There were other reasons to abandon the idea aside from its potential gore. Saunders explains, "One, I think the writers realized that we had already used a reveal somewhat like that in 'Iron Man 3' ... So that was kind of a repeat beat. And then two, I think there's always the question of if you can remotely pilot something, why ever get in it at all? But that was really fun to design."

Scarlet Witch holds nothing back

"Doctor Strange in the Multiverse of Madness" is arguably the MCU's most violent film. Director Sam Raimi never goes full-on horror but gets pretty close with macabre visuals and a signature affinity for the occult. A deleted sequence would have pushed the limits of the movie even further. The film's fight coordinator, Liang Yang, posted rehearsal footage from unused choreography on Instagram. The clip shows Scarlet Witch snapping necks, bending bones, and splattering the blood of Doctor Strange's warriors during the battle of Kamar-Taj in a manner much more violent than the actual scene in the movie. This alternate version could have poised "Multiverse of Madness" for an R rating. That may have been grounds for its removal.
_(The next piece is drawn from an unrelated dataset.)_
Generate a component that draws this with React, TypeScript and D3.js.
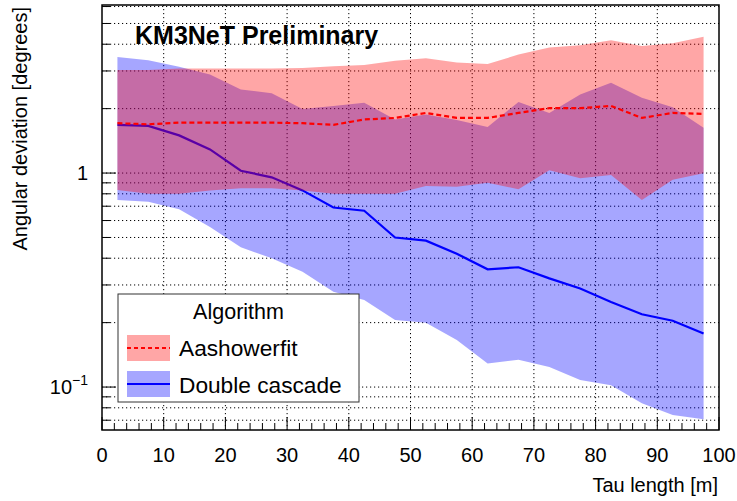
import React from "react";
import * as d3 from "d3";

const tauLength = [2.5, 7.5, 12.5, 17.5, 22.5, 27.5, 32.5, 37.5, 42.5, 47.5, 52.5, 57.5, 62.5, 67.5, 72.5, 77.5, 82.5, 87.5, 92.5, 97.5];

const aashMedian = [1.71, 1.69, 1.72, 1.72, 1.72, 1.72, 1.71, 1.68, 1.78, 1.81, 1.91, 1.81, 1.81, 1.91, 2.01, 2.01, 2.06, 1.81, 1.91, 1.89];
const aashUpper = [3.03, 3.03, 3.08, 3.08, 3.08, 3.08, 3.1, 3.16, 3.2, 3.35, 3.44, 3.29, 3.23, 3.58, 3.86, 3.96, 4.18, 3.92, 4.04, 4.34];
const aashLower = [0.833, 0.8, 0.8, 0.83, 0.85, 0.85, 0.83, 0.8, 0.8, 0.8, 0.87, 0.863, 0.9, 0.84, 1.03, 0.945, 0.98, 0.748, 0.93, 0.997];

const dcMedian = [1.68, 1.66, 1.5, 1.29, 1.025, 0.955, 0.83, 0.69, 0.667, 0.5, 0.483, 0.42, 0.355, 0.363, 0.322, 0.289, 0.25, 0.219, 0.204, 0.178];
const dcUpper = [3.49, 3.37, 3.14, 2.89, 2.46, 2.36, 1.99, 2.06, 2.13, 1.78, 1.88, 1.77, 1.64, 2.15, 1.91, 2.33, 2.64, 2.25, 2.03, 1.63];
const dcLower = [0.748, 0.735, 0.677, 0.56, 0.45, 0.4, 0.346, 0.279, 0.255, 0.206, 0.2, 0.166, 0.129, 0.134, 0.124, 0.108, 0.102, 0.084, 0.074, 0.0707];

const xTickLabels = ["0", "10", "20", "30", "40", "50", "60", "70", "80", "90", "100"];
const legendTitle = "Algorithm";
const seriesNames = ["Aashowerfit", "Double cascade"];

const W = 737, H = 501;
const L = 102, R = 719, T = 5, B = 430;
const FONT = "'Liberation Sans', Arial, Helvetica, sans-serif";

export default function App() {
  const x = d3.scaleLinear().domain([0, 100]).range([L, R]);
  const y = d3.scaleLog().domain([0.063, 6.1]).range([B, T]);

  const idx = tauLength.map((_, i) => i);
  const area = (lo: number[], hi: number[]) =>
    d3.area<number>().x((i) => x(tauLength[i])).y0((i) => y(lo[i])).y1((i) => y(hi[i]))(idx) || "";
  const line = (v: number[]) => d3.line<number>().x((i) => x(tauLength[i])).y((i) => y(v[i]))(idx) || "";

  const yTicks = y.ticks();
  const xMajor = d3.range(0, 101, 10);
  const xMinor = d3.range(0, 101, 2).filter((v) => v % 10 !== 0);
  const isMajorY = (v: number) => Math.abs(Math.log10(v) - Math.round(Math.log10(v))) < 1e-6;

  const grid = { stroke: "#000", strokeWidth: 1, strokeDasharray: "1.2,2.8" };

  return (
    <svg width={W} height={H} style={{ position: "absolute", left: 0, top: 0, background: "#fff" }} fontFamily={FONT}>
      <rect x={0} y={0} width={W} height={H} fill="#fff" />
      {/* grid */}
      {xMajor.filter((v) => v > 0 && v < 100).map((v) => (
        <line key={"gx" + v} x1={x(v)} x2={x(v)} y1={T} y2={B} {...grid} />
      ))}
      {yTicks.map((v) => (
        <line key={"gy" + v} x1={L} x2={R} y1={y(v)} y2={y(v)} {...grid} />
      ))}

      {/* bands */}
      <path d={area(dcLower, dcUpper)} fill="#0000ff" fillOpacity={0.35} />
      <path d={line(dcMedian)} fill="none" stroke="#0000ff" strokeWidth={2.2} />
      <path d={area(aashLower, aashUpper)} fill="#ff0000" fillOpacity={0.35} />
      <path d={line(aashMedian)} fill="none" stroke="#ff0000" strokeWidth={2.2} strokeDasharray="5,3" />

      {/* axes ticks */}
      {xMajor.map((v) => (
        <line key={"xt" + v} x1={x(v)} x2={x(v)} y1={B} y2={B - 13} stroke="#000" strokeWidth={1} />
      ))}
      {xMinor.map((v) => (
        <line key={"xm" + v} x1={x(v)} x2={x(v)} y1={B} y2={B - 7} stroke="#000" strokeWidth={1} />
      ))}
      {yTicks.map((v) => (
        <line key={"yt" + v} x1={L} x2={L + (isMajorY(v) ? 14 : 8)} y1={y(v)} y2={y(v)} stroke="#000" strokeWidth={1} />
      ))}

      {/* frame */}
      <rect x={L} y={T} width={R - L} height={B - T} fill="none" stroke="#000" strokeWidth={1.5} />

      {/* tick labels */}
      {xMajor.map((v, i) => (
        <text key={"xl" + v} x={x(v)} y={462} textAnchor="middle" fontSize={20} fill="#000">
          {xTickLabels[i]}
        </text>
      ))}
      <text x={88} y={y(1) + 7} textAnchor="end" fontSize={20} fill="#000">1</text>
      <text x={88} y={y(0.1) + 7} textAnchor="end" fontSize={20} fill="#000">
        10<tspan dy={-9} fontSize={14}>−1</tspan>
      </text>

      {/* axis titles */}
      <text x={718} y={492} textAnchor="end" fontSize={20} fill="#000">Tau length [m]</text>
      <text transform="translate(27,7) rotate(-90)" textAnchor="end" fontSize={20} fill="#000">
        Angular deviation [degrees]
      </text>

      {/* label */}
      <text x={135} y={44} fontSize={25} fontWeight="bold" fill="#000">KM3NeT Preliminary</text>

      {/* legend */}
      <rect x={118} y={294} width={241} height={108} fill="#fff" stroke="#333" strokeWidth={1} />
      <text x={238.5} y={319} textAnchor="middle" fontSize={21.5} fill="#000">{legendTitle}</text>
      <rect x={127} y={335} width={43} height={26} fill="#ff0000" fillOpacity={0.35} />
      <line x1={127} x2={170} y1={348} y2={348} stroke="#ff0000" strokeWidth={2} strokeDasharray="4,3" />
      <text x={179} y={356} fontSize={22.7} fill="#000">{seriesNames[0]}</text>
      <rect x={127} y={371} width={43} height={26} fill="#0000ff" fillOpacity={0.35} />
      <line x1={127} x2={170} y1={384} y2={384} stroke="#0000ff" strokeWidth={2} />
      <text x={179} y={393} fontSize={22.7} fill="#000">{seriesNames[1]}</text>
    </svg>
  );
}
This wasn't the only gruesome "Multiverse of Madness" scene that didn't make it to the screen. In the film's audio commentary track, Raimi, writer Michael Waldron, and producer Richie Palmer discuss concepts from early drafts of the story. One version of the Illuminati roster would have included the Wasp among its ranks ... only for Scarlet Witch to squash the insect-sized hero with her fingers. The team also ditched the idea of Scarlet Witch severing Mordo's head and delivering it to Doctor Strange. Nightmare fuel!